3 марта Дыбенко продиктовал сводку, которую Коллонтай тотчас направила в газеты: "После упорного боя красные войска подошли к городу Херсону и обстреливают город из тяжелых орудий. Немцы (имеются в виду местные немцы-колонисты. — Б.С.) и греки панически бежали. Французы отказались принимать участие в бою. Англичане во время боя не замечены. Немецкий бронепоезд, шедший из Николаева в Херсон, сбит нашей артиллерией и свален с рельс. Вокзал и депо Херсона горят. Наши конные разведчики ворвались в город, бой завязался на улицах".
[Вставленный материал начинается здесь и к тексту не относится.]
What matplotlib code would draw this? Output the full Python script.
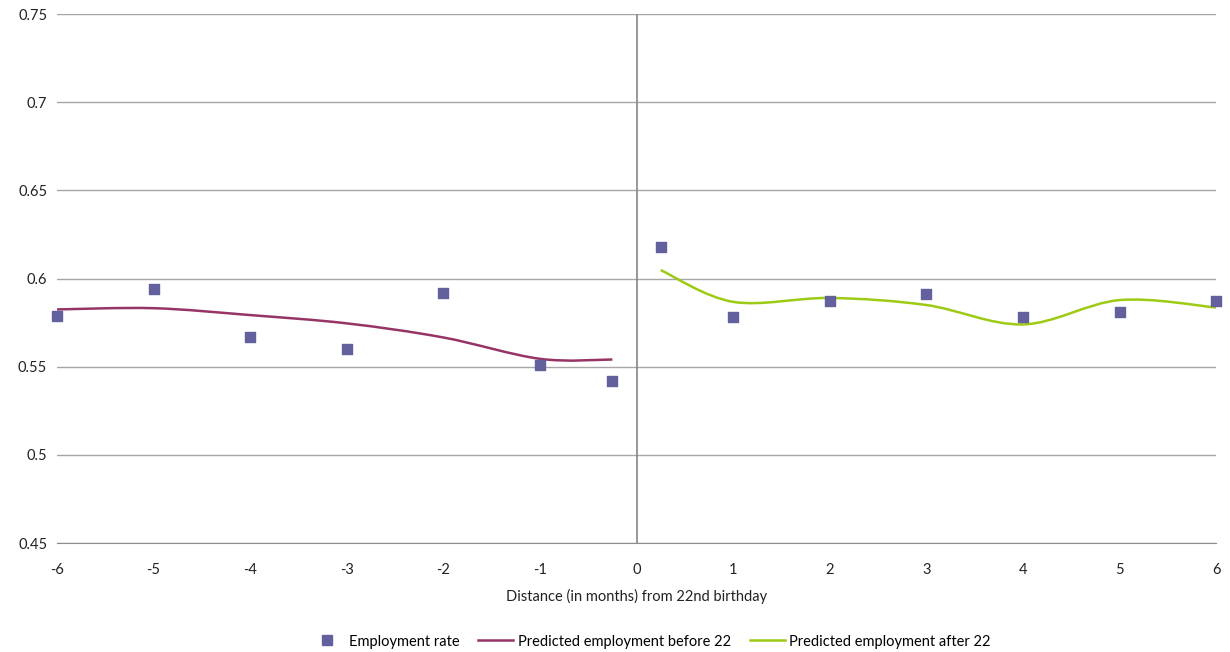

Александра отвечала: "Твои оперативные сводки регулярно передаю в наши газеты. Наши очень радуются таким свежим и утешительным новостям. Пресненский район вынес тебе благодарность за муку, а теперь Замоскворецкий район просит: не дашь ли ты муки детям?
Дыбенко:
— Могу послать. Колоссальные запасы хлеба имеются. Но вывоз его зависит теперь всецело от Центра. Нужны маршрутные поезда. Поговори с Владимиром Ильичем. Я только могу послать как подарок от Красной армии.